======== SOURCE MATERIAL

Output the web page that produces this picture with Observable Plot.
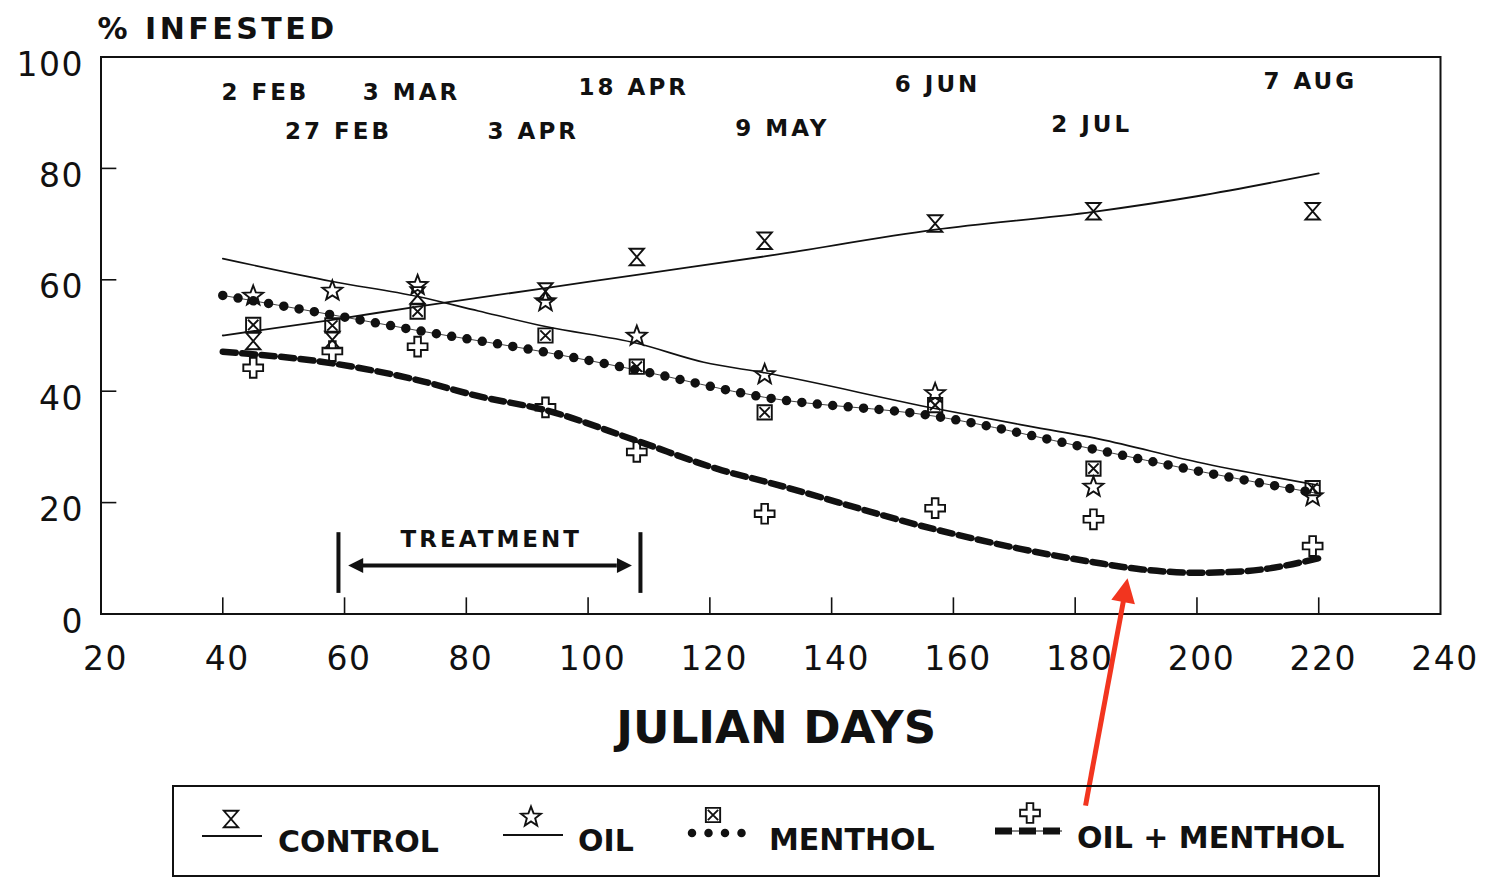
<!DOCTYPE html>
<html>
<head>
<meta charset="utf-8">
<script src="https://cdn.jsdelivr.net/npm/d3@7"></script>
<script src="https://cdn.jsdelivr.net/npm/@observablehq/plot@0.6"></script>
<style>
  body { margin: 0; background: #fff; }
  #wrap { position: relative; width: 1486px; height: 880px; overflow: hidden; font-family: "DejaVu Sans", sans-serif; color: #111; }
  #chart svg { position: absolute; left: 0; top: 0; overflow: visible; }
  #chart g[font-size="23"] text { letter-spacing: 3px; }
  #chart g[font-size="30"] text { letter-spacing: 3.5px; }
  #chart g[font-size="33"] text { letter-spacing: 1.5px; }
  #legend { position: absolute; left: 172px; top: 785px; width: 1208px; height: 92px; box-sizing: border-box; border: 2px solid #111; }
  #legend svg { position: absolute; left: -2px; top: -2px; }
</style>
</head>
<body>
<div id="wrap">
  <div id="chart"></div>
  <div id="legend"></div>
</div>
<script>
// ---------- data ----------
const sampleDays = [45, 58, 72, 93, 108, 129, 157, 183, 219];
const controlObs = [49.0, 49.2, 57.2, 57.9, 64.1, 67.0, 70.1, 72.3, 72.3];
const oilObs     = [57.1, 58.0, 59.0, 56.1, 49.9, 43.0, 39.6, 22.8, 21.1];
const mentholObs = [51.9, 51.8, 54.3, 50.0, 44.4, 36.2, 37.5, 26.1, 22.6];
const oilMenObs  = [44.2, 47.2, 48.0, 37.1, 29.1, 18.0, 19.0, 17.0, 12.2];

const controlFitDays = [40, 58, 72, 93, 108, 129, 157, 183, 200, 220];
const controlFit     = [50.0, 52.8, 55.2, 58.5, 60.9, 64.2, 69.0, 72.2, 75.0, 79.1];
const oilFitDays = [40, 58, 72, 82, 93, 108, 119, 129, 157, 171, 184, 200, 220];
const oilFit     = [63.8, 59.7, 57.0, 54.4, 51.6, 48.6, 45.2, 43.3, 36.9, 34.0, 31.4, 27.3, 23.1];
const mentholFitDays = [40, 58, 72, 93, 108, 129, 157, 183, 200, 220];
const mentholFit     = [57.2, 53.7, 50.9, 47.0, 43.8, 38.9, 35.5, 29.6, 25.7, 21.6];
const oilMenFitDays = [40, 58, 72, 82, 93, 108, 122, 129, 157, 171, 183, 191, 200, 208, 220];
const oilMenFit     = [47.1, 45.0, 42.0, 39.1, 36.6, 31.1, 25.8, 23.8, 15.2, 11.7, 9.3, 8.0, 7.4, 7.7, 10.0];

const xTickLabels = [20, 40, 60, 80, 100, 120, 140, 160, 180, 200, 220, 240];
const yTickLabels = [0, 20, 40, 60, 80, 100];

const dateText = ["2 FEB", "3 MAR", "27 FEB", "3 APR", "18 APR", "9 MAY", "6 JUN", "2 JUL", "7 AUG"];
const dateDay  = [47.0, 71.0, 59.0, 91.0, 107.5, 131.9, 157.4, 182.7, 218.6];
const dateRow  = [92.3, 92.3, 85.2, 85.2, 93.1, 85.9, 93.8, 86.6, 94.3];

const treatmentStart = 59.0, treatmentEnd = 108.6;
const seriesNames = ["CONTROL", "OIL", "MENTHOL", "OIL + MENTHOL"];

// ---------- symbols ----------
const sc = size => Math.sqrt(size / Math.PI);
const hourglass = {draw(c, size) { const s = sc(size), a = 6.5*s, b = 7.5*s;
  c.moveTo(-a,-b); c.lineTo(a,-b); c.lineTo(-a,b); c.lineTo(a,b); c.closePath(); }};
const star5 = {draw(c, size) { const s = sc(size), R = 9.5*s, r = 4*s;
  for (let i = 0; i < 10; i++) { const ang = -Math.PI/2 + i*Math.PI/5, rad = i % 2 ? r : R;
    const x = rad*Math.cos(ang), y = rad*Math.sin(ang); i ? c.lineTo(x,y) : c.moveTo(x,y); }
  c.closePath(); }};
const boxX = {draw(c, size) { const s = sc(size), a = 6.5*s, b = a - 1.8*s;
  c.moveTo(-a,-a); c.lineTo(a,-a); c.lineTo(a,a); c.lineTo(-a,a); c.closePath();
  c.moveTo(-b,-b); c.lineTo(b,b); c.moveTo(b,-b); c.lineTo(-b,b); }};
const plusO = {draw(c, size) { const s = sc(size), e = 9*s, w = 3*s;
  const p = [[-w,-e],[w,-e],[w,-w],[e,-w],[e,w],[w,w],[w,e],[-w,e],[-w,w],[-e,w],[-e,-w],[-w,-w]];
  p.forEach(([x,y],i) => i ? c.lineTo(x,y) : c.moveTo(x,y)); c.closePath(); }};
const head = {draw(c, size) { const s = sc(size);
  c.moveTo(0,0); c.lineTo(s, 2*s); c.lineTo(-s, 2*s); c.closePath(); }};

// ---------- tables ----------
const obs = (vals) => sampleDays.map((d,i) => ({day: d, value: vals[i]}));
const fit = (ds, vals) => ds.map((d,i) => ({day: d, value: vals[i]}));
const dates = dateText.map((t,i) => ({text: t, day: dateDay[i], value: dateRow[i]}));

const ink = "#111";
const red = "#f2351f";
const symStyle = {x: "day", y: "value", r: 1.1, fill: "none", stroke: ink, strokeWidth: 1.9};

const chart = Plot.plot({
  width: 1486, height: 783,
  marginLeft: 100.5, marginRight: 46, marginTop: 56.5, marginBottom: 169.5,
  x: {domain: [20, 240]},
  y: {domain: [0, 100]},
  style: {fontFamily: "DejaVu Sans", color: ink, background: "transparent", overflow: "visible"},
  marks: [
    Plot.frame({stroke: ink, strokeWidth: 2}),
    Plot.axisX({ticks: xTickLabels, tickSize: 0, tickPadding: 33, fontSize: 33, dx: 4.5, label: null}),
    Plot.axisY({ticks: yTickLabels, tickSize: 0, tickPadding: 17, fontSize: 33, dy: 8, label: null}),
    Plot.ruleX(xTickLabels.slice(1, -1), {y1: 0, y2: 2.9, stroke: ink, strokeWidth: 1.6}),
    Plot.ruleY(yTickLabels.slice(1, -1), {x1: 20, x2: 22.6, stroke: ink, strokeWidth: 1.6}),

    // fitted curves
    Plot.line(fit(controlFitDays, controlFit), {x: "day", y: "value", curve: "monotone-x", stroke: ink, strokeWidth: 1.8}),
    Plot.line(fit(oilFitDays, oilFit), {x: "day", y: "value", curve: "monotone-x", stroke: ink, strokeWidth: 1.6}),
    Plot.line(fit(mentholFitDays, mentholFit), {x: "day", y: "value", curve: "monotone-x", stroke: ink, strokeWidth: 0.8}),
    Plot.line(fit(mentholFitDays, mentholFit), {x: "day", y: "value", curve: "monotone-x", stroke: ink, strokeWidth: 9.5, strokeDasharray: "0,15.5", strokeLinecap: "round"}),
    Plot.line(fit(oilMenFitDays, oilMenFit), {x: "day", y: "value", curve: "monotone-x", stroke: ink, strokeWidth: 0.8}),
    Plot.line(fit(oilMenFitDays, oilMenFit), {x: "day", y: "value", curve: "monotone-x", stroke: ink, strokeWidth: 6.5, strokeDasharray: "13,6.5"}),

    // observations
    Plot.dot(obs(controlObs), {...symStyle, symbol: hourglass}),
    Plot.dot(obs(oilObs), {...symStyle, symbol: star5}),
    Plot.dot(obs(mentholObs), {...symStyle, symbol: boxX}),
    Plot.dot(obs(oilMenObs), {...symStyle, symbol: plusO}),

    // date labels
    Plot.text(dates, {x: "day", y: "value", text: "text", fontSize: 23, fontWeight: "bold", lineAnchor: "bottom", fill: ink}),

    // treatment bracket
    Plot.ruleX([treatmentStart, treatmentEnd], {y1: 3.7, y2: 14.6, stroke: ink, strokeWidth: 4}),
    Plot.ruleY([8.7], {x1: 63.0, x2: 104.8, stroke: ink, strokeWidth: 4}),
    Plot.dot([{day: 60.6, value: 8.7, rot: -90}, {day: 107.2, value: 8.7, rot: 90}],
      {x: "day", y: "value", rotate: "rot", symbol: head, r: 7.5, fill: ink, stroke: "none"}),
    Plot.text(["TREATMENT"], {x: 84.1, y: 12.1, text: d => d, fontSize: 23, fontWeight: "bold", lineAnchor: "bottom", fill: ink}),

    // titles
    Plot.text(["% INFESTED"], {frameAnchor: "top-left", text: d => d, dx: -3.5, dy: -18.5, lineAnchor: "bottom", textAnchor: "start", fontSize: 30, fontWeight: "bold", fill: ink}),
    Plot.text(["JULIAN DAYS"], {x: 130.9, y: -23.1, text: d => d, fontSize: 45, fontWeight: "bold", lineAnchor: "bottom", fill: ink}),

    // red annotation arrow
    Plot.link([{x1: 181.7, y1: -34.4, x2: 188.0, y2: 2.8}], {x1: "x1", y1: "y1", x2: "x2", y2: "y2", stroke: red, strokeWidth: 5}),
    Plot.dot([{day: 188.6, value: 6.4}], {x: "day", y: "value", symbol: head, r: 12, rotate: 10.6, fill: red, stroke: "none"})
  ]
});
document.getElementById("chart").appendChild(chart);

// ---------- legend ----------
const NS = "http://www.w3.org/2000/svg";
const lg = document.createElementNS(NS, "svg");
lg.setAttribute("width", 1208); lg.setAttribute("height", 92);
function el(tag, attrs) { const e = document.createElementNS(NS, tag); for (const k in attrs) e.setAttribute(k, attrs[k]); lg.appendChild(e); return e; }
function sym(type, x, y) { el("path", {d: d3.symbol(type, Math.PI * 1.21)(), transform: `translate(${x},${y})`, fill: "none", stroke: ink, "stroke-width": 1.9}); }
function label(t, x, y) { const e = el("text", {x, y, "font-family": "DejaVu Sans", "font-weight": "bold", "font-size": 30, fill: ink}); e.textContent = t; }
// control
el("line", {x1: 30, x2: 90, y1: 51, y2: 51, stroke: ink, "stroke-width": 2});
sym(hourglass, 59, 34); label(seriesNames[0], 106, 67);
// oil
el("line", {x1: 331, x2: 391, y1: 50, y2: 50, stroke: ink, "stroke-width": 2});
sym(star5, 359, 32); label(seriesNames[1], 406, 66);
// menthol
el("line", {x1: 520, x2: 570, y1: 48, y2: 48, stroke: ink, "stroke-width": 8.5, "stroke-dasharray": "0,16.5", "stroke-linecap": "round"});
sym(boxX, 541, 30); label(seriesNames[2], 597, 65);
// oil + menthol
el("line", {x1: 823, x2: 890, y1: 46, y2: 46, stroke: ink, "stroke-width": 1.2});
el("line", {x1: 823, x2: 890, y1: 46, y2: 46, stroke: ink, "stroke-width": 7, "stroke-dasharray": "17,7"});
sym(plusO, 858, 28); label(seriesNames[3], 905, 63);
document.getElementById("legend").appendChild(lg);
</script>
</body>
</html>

================

WRITTEN REQUEST
Go through the data and gather every line that holds "picture".

REPLY
Output the web page that produces this picture with Observable Plot.

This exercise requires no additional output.